Шпет в диалоге с классикой
В отношениях Г. Г. Шпета с наследием немецкой классической эстетики есть элементы парадоксальности. Две фигуры этой эпохи – Шлейермахер и В. Гумбольдт – не только привлекают его внимание, но и становятся протагонистами таких его больших работ, как «Герменевтика и ее проблемы» и «Внутренняя форма слова». Однако обращение к другим мыслителям этого круга носит эвентуальный характер даже тогда, когда оно может быть ожидаемым. Так, Кант изредка появляется в негативных контекстах (т. е. это Кант, преломленный через долгий спор с неокантианцами, в том числе русскими), а Шеллинг в основном упоминается в связи с его идеей «невозможности» философии истории или как продолжатель линии Лейбница – Вольфа. Гегель – по его значимости для духовной биографии Шпета – конечно, может быть поставлен в ряд со Шлейермахером и Гумбольдтом, [372] но тексты о нем написаны «по поводу» и не имеют систематического характера. Судя по протоколам, Шпет даже не участвует, как правило, в работе Комиссии по истории эстетических учений. Тем не менее есть основания предположить, что проблематика немецкой классической эстетики активизирована в исследовательском сознании Шпета и работает, даже когда упоминания или прямые ссылки на этот материал отсутствуют. Обратим внимание на некоторые принципиальные для шпетовских идейных поисков тексты.
372
См.: Т. Г. Щедрина. К вопросу о гегельянстве… Густава Шпета.

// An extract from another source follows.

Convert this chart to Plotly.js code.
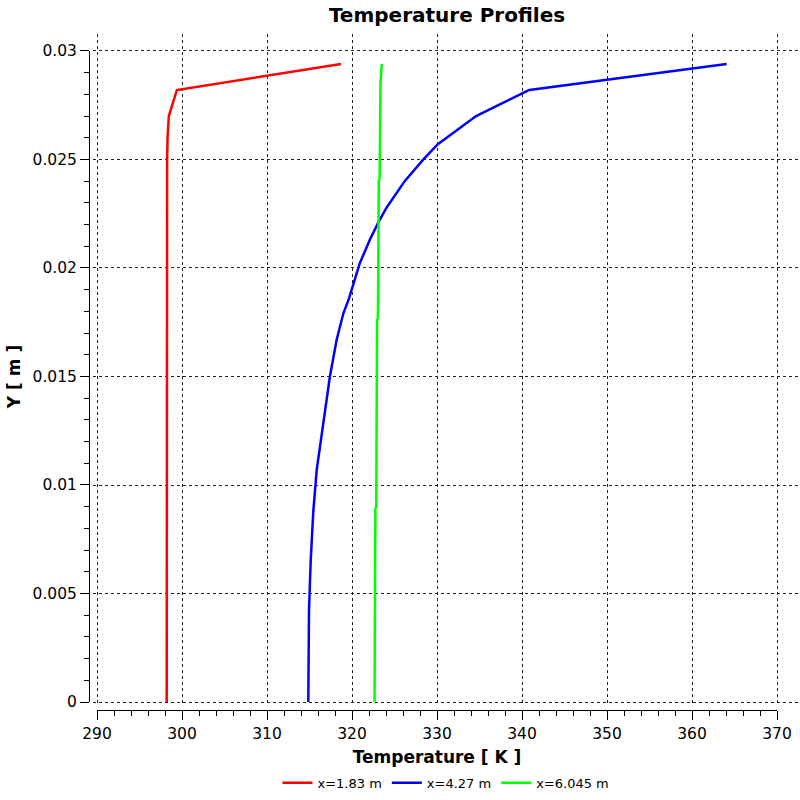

В работе «Проблемы современной эстетики», [373] опубликованной в 1923 г. (и соответствующей докладу 16 марта 1922 г. на Философском отделении РАХН), Шпет пишет, подводя итоги:
Развертывая перед собою структуру искусства на примере хотя бы поэтического слова, мы найдем моменты для конституции эстетического безразличные, вне-эстетические, играющие в эстетическом сознании роль «помех» или «задержек» и, наконец, положительно эстетические. Последние гнездятся 1) во внешних формах чувственно данного «знака», формы сочетания, 2) во внутренних формах как отношениях форм внешних к онтическим формам предметного содержания и 3) в имманентных («естественных») формах самого идейного содержания, «сюжета» как потенциях его «искусственного» выражения. Первая данность эстетики – внешняя форма и ее сознание. Полная внутренне расчлененная структура этого сознания раскроется, если будут показаны пути приведения имманентных и внутренних форм выражения к этому непосредственно данному внешнему выражению. Это и есть задача современной положительной эстетики. Эстетика, таким образом, вопреки метафизикам и психологам, не о «внутреннем», а о всецело внешнем. Поэтому-то она самое последнее и самое убедительное оправдание действительности. Природа может быть оправдана только через культуру. Этим открывается ряд новых проблем, завершающих содержание эстетики и переводящих ее в более объемлющую сферу проблематики философии культуры вообще. Отрешенное бытие, искусство, эстетический предмет должны быть исследованы в контексте других видов и типов культурной действительности. Только в таком контексте уразумевается собственный смысл и искусств, и эстетического как такового. Философия же культуры есть, по-видимому, предельный вопрос и самой философии, как сама культура есть предельная действительность – предельное осуществление и овнешнение, и как культурное сознание есть предельное сознание. [374]
373
По замечанию Т. Г. Щедриной – издателя и комментатора текста, – статья была задумана как четвертый выпуск «Эстетических фрагментов», что говорит о ее теоретической валентности.
374
Г. Г. Шпет. Искусство как вид знания. С. 321–322.